Before I took the pictures, I decided that, to consider a distance successful, it had to take 3 pictures at each distance and at 3 different positions (showed only 1 here for the sake of brevity). The 3 positions were camera overhead, normal standing stance and on one knee low to the ground. One misfire was considered an unreliable distance, 2 misfires the start of the end of the range capacity and 3 misfires was a total failure.
(NOTE: Click on the picture below to see the full-sized version, and click on your BACK arrow to return to this page. Alternately, you may right click the pictures below and select to open in a new tab or window.)
The 50-foot mark:
The 75-foot mark:
The 100-foot mark:
The 125-foot mark:
The 150-foot mark:
The 175-foot mark:
The 200-foot mark:
The 225-foot mark:
The 250-foot mark:
The 275-foot mark:
The 300-foot mark:
The 358-foot mark:
So, were there any misfires during the whole series of tests? Yes, there was one. Coincidentally, it was the 4th picture at the 358 foot mark. I retook 10 consecutive pictures right after and all 10 successfully fired the flash. Of special note, I was later told by my father (who was my official distance measurer), that every time I turned my back to the strobe, bent over and took the picture of the distance wheel, the strobe fired as well. I am impressed.

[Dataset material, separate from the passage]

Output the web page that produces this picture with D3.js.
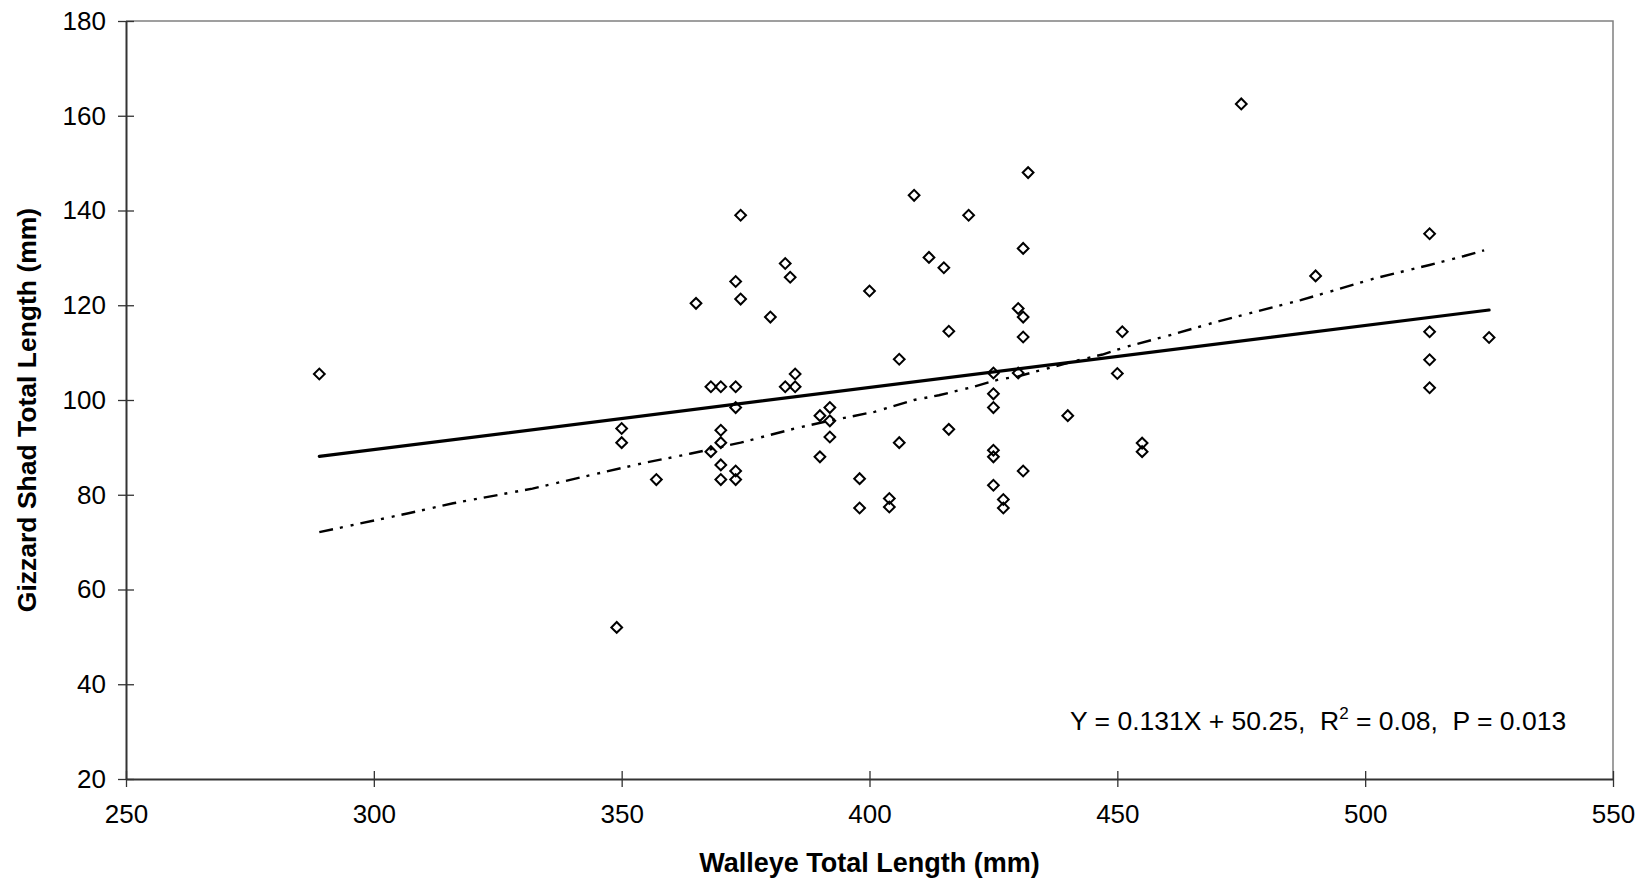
<!DOCTYPE html>
<meta charset="utf-8">
<script src="https://d3js.org/d3.v7.min.js"></script>
<style>
  body { margin: 0; background: #fff; }
  text { font-family: "Liberation Sans", Arial, sans-serif; }
</style>
<div id="chart"></div>
<script>
// walleye total length (x) vs gizzard shad total length (y)
var walleye = [289, 349, 350, 350, 357, 365, 368, 368, 370, 370, 370, 370, 370,
  373, 373, 373, 373, 373, 374, 374, 380, 383, 383, 384, 385, 385, 390, 390,
  392, 392, 392, 398, 398, 400, 404, 404, 406, 406, 409, 412, 415, 416, 416,
  420, 425, 425, 425, 425, 425, 425, 427, 427, 430, 430, 431, 431, 431, 431,
  432, 440, 450, 451, 455, 455, 475, 490, 513, 513, 513, 513, 525];
var shad = [105.5, 52, 94, 91, 83.2, 120.4, 102.8, 89.1, 102.8, 93.6, 91, 86.3, 83.2,
  125, 102.8, 98.4, 85, 83.2, 139, 121.3, 117.5, 128.8, 102.8, 125.9, 105.5, 102.8,
  96.7, 88, 98.4, 95.6, 92.2, 83.4, 77.2, 123, 79.2, 77.4, 108.6, 91, 143.2, 130.1,
  127.9, 114.5, 93.8, 139, 105.7, 101.3, 98.4, 89.4, 88, 82, 79, 77.2, 119.3, 105.7,
  132, 117.5, 113.3, 85, 148, 96.7, 105.6, 114.4, 90.9, 89.1, 162.5, 126.2, 135.1,
  114.4, 108.5, 102.6, 113.2];

// linear fit (solid)
var fitX = [289, 525];
var fitY = [88.1, 119.0];

// smoothed curve (dash-dot)
var smoothX = [289, 307, 316, 332, 344, 354, 364, 374, 385, 391, 401, 409, 414, 421,
  426, 430, 436, 441, 447, 452, 460, 469, 477, 487, 494, 502, 513, 520, 524];
var smoothY = [72.1, 76.1, 78.2, 81.3, 84.2, 86.6, 88.7, 91.0, 94.0, 95.4, 97.5, 100.0,
  101.0, 102.8, 104.3, 105.0, 106.7, 108.1, 109.6, 111.3, 113.5, 116.2, 118.4, 121.1,
  123.2, 125.7, 128.5, 130.4, 131.6];

var xTicks = [250, 300, 350, 400, 450, 500, 550];
var yTicks = [20, 40, 60, 80, 100, 120, 140, 160, 180];

var W = 1646, H = 880;
var margin = {top: 21, right: 33, bottom: 101, left: 126},
    width = W - margin.left - margin.right,
    height = H - margin.top - margin.bottom;

var svg = d3.select("#chart").append("svg")
    .attr("width", W)
    .attr("height", H);

var g = svg.append("g")
    .attr("transform", "translate(" + margin.left + "," + margin.top + ")");

var x = d3.scaleLinear().domain([250, 550]).range([0, width]);
var y = d3.scaleLinear().domain([20, 180]).range([height, 0]);

// plot frame (top and right)
g.append("path")
    .attr("d", "M0,0H" + width + "V" + height)
    .attr("fill", "none")
    .attr("stroke", "#808080")
    .attr("stroke-width", 1.5);

// axes
var yAxis = g.append("g")
    .call(d3.axisLeft(y).tickValues(yTicks).tickSizeInner(8).tickSizeOuter(0).tickPadding(12));
yAxis.selectAll(".tick line").attr("x1", 8);

var xAxis = g.append("g")
    .attr("transform", "translate(0," + height + ")")
    .call(d3.axisBottom(x).tickValues(xTicks).tickSizeInner(8).tickSizeOuter(0).tickPadding(18));
xAxis.selectAll(".tick line").attr("y1", -8);

[xAxis, yAxis].forEach(function(a) {
  a.select(".domain").attr("stroke", "#333").attr("stroke-width", 2);
  a.selectAll(".tick line").attr("stroke", "#333").attr("stroke-width", 1.3);
  a.selectAll(".tick text")
    .attr("fill", "#000")
    .style("font-size", "26px")
    .style("font-family", '"Liberation Sans", Arial, sans-serif');
});

// points
var pts = walleye.map(function(d, i) { return {x: d, y: shad[i]}; });
g.append("g").selectAll("path")
  .data(pts)
  .enter().append("path")
    .attr("d", d3.symbol(d3.symbolSquare).size(58))
    .attr("transform", function(d) {
      return "translate(" + x(d.x) + "," + y(d.y) + ") rotate(45)";
    })
    .attr("fill", "none")
    .attr("stroke", "#000")
    .attr("stroke-width", 2);

// linear fit
g.append("path")
  .datum(fitX.map(function(d, i) { return [d, fitY[i]]; }))
  .attr("fill", "none")
  .attr("stroke", "#000")
  .attr("stroke-width", 3.2)
  .attr("stroke-linecap", "round")
  .attr("d", d3.line()
    .x(function(d) { return x(d[0]); })
    .y(function(d) { return y(d[1]); }));

// smoothed curve
g.append("path")
  .datum(smoothX.map(function(d, i) { return [d, smoothY[i]]; }))
  .attr("fill", "none")
  .attr("stroke", "#000")
  .attr("stroke-width", 2.4)
  .attr("stroke-dasharray", "14,7,3,8,3,7")
  .attr("d", d3.line()
    .x(function(d) { return x(d[0]); })
    .y(function(d) { return y(d[1]); }));

// equation
var eq = svg.append("text")
    .attr("x", 1070)
    .attr("y", 730)
    .style("font-size", "26.5px")
    .style("white-space", "pre")
    .attr("fill", "#000");
eq.append("tspan").text("Y = 0.131X + 50.25,  R");
eq.append("tspan").attr("dy", -11).style("font-size", "17px").text("2");
eq.append("tspan").attr("dy", 11).text(" = 0.08,  P = 0.013");

// axis titles
svg.append("text")
    .attr("x", margin.left + width / 2)
    .attr("y", 872)
    .attr("text-anchor", "middle")
    .style("font-size", "27px")
    .style("font-weight", "bold")
    .text("Walleye Total Length (mm)");

svg.append("text")
    .attr("transform", "translate(36," + (margin.top + height / 2 + 10) + ") rotate(-90)")
    .attr("text-anchor", "middle")
    .style("font-size", "26.5px")
    .style("font-weight", "bold")
    .text("Gizzard Shad Total Length (mm)");
</script>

I am not saying that in a concrete building that everyone can fire off 2500 flashes successfully at 350+ feet, but it gives me great confidence to use these triggers within a 50-100 foot range and feel good about not getting any misfires. Even if I did, since I am not getting paid for my shots, there is no loss. If I was getting paid as a professional, there are NO better choices out there other than the well established and rock solid Pocket Wizards or perhaps the soon to come top of the line Radio Popper units. Of course, the price of these premium units reflects their performance.
As for me and my little poverty wizards, I certainly cannot ask for more, and am satisfied with the results of this test... the wire antenna mod works wonderfully.
Since the time I initially created this blog, I have bought 2 more triggers and 4 more receivers from a closer source (mpex.com). They are the same Cactus V2s models and they all accepted the modifications identically and *all* work as well as my original set.
To date, I've taken well over 3500 pictures with the Cactus triggers and besides the one misfire that I had during the tests, I have not had a single failure nor misfire (unless I forgot to configure my SB-600s to NOT go into stand-by mode... but that is not the fault of the triggers, but me!).
Satisfaction level remains high with this *very* affordable setup!
Since my last addendum, I've done the modification on a friend's transmitter/receivers and again, the results were near identical (reliable consistent triggering over 350 feet).
I am also finding that I want more versatility and decided that I want to add remote triggered TTL to the list of tools in my kit. In that end, I have committed to go with the Pocket Wizard when they come out with their Nikon variant of the FlexTT5 transceivers. In March/09, Pocket Wizards had a rebate on their PW II's and I purchased three of them for use with my current setup and for future use on non-iTTL spedlights or studio strobes.
The reasons that I decided to go with PWs are:
- The new iTTL compatible PW's will be backwards compatible with the old transceivers.
- I do not need to have a speedlight mounted to my camera, unlesss *I* want (this was a HUGE reason for me. I do not want a transmitter unit velcroed to my camera making the setup exremely bulky and ugly. Small tight and fast are the way to go).
- PW has long ago established relationships with many manufacturers like Profoto, Photogenic and others and many quality studio heads that I am considering already have integrated support for PW transmitters.
- Internet downloadable firmware upgrades via computer/USB connection.
At the time of this writing (April 09), the Nikon versions of the FelxTT5s are not out yet, but I have confidence that when they do come out, and after I receive my order, I will be very pleased with them.